→ What the task requires
Return all lines with the word "this" in them.

BEGIN Extracted records

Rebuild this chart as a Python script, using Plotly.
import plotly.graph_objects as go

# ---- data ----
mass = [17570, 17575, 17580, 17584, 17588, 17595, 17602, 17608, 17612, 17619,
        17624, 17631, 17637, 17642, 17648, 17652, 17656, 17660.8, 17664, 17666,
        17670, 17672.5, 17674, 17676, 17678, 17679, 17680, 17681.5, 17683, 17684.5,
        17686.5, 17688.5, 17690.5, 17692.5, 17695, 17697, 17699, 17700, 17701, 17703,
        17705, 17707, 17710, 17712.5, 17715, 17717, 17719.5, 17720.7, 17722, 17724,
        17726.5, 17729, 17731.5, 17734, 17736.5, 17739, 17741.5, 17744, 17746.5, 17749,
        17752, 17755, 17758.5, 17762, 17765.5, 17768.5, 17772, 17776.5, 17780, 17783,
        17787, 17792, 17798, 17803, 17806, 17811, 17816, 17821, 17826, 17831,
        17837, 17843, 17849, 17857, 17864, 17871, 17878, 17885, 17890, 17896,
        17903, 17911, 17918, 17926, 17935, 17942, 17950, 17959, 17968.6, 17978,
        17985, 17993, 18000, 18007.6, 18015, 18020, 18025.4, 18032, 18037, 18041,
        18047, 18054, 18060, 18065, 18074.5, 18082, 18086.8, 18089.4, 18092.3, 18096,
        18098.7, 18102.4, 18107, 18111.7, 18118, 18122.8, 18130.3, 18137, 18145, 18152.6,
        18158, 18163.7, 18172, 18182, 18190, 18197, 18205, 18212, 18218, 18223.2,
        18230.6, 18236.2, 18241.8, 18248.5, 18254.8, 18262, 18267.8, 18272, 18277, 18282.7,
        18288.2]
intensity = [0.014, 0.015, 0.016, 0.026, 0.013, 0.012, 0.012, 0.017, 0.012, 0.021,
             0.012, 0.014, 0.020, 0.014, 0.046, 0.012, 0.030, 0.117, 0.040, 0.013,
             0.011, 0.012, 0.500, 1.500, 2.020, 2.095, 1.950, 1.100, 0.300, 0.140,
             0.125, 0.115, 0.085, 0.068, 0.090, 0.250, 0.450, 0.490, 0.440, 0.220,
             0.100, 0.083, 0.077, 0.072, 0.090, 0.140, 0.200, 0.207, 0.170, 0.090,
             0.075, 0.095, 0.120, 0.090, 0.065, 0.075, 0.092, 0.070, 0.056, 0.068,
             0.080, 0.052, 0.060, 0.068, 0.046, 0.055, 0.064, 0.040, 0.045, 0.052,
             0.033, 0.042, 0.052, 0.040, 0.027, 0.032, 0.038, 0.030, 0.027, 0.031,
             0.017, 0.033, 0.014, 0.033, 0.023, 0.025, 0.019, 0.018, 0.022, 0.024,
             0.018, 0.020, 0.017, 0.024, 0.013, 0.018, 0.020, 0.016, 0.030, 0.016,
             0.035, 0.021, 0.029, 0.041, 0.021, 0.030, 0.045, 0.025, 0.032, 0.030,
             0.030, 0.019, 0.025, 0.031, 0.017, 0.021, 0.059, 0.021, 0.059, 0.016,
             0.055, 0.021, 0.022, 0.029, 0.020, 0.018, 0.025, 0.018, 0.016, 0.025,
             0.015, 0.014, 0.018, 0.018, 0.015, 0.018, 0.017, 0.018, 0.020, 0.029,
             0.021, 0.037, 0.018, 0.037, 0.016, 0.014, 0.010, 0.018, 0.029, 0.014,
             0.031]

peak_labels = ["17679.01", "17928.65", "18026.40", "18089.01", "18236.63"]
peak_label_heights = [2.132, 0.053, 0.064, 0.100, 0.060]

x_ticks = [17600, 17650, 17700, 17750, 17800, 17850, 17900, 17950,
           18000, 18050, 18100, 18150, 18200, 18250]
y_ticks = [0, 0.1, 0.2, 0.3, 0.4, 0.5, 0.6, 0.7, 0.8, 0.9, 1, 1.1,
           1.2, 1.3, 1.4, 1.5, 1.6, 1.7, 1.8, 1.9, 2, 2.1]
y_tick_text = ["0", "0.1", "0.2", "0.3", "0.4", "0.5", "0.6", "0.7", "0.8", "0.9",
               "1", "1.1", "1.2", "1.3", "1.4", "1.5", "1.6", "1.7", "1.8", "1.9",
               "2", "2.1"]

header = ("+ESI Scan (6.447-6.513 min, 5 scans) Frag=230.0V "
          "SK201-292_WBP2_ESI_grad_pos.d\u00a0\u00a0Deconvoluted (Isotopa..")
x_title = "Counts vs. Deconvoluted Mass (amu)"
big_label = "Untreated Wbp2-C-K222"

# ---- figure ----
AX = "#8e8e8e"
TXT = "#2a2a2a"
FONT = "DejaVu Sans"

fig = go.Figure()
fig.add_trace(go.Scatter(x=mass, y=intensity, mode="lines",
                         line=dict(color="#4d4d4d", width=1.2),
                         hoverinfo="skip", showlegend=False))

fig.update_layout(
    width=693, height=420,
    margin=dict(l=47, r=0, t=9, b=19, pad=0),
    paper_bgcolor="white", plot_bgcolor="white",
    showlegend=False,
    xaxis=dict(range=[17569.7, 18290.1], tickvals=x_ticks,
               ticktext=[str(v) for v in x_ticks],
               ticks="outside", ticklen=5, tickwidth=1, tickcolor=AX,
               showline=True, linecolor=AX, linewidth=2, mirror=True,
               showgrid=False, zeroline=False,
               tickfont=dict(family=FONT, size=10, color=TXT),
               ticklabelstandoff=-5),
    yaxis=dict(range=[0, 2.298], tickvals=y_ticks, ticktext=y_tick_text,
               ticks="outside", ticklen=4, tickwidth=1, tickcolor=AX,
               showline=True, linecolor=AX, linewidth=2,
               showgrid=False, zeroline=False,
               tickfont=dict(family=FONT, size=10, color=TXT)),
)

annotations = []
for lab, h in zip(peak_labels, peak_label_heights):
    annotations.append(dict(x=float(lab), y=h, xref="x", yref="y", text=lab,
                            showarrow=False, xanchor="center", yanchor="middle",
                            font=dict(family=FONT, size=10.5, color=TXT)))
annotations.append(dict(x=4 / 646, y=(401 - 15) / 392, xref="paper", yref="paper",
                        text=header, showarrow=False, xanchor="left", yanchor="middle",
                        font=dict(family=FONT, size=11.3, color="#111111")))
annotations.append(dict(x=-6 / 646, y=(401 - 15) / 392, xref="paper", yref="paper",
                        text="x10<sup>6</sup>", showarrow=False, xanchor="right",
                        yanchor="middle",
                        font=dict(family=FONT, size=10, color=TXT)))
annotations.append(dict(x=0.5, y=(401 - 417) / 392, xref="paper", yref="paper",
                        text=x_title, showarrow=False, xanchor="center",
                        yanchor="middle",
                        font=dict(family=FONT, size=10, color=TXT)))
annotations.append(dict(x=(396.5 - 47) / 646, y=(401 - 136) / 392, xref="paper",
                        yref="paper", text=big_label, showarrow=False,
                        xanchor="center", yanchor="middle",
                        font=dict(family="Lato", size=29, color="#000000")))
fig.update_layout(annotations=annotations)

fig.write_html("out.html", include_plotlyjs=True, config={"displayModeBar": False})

END Extracted records
BEGIN Extracted records

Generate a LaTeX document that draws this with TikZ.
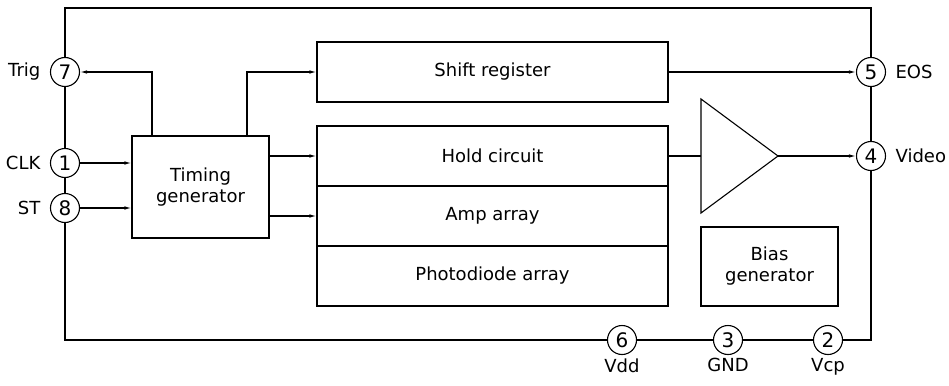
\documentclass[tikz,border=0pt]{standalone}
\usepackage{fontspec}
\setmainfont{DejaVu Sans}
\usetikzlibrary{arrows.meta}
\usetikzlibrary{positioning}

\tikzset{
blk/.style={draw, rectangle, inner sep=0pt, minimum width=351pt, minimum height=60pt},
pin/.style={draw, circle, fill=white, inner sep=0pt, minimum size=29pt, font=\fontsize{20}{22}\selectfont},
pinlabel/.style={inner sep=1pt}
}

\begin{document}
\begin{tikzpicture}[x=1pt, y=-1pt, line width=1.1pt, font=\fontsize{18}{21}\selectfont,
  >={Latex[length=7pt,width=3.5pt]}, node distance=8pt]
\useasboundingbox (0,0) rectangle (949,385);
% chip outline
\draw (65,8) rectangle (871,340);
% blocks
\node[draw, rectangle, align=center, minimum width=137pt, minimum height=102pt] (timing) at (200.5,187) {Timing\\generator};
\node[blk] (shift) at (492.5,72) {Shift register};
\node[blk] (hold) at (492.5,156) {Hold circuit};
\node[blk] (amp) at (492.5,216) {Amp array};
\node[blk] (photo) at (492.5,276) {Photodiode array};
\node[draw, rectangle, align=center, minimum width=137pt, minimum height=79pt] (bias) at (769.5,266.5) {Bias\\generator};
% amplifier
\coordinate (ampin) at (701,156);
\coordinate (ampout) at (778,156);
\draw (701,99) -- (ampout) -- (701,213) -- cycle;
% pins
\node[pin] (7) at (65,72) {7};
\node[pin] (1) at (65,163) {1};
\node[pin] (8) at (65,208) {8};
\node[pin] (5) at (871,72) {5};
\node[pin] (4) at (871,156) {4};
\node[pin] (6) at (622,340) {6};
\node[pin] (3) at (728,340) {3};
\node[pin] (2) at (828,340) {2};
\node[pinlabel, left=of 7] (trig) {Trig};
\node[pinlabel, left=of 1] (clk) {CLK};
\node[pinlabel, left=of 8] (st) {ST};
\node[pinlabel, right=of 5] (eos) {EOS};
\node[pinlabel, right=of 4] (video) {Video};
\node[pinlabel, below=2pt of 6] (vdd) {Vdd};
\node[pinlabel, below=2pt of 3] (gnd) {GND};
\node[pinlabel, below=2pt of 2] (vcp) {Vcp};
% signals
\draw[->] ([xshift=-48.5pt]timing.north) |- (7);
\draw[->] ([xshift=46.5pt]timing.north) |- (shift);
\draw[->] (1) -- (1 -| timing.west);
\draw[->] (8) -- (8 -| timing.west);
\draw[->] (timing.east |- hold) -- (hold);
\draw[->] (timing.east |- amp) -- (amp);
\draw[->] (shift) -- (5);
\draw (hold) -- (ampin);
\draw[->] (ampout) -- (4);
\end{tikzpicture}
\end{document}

END Extracted records

→ Response to the exercise
Rebuild this chart as a Python script, using Plotly.
Generate a LaTeX document that draws this with TikZ.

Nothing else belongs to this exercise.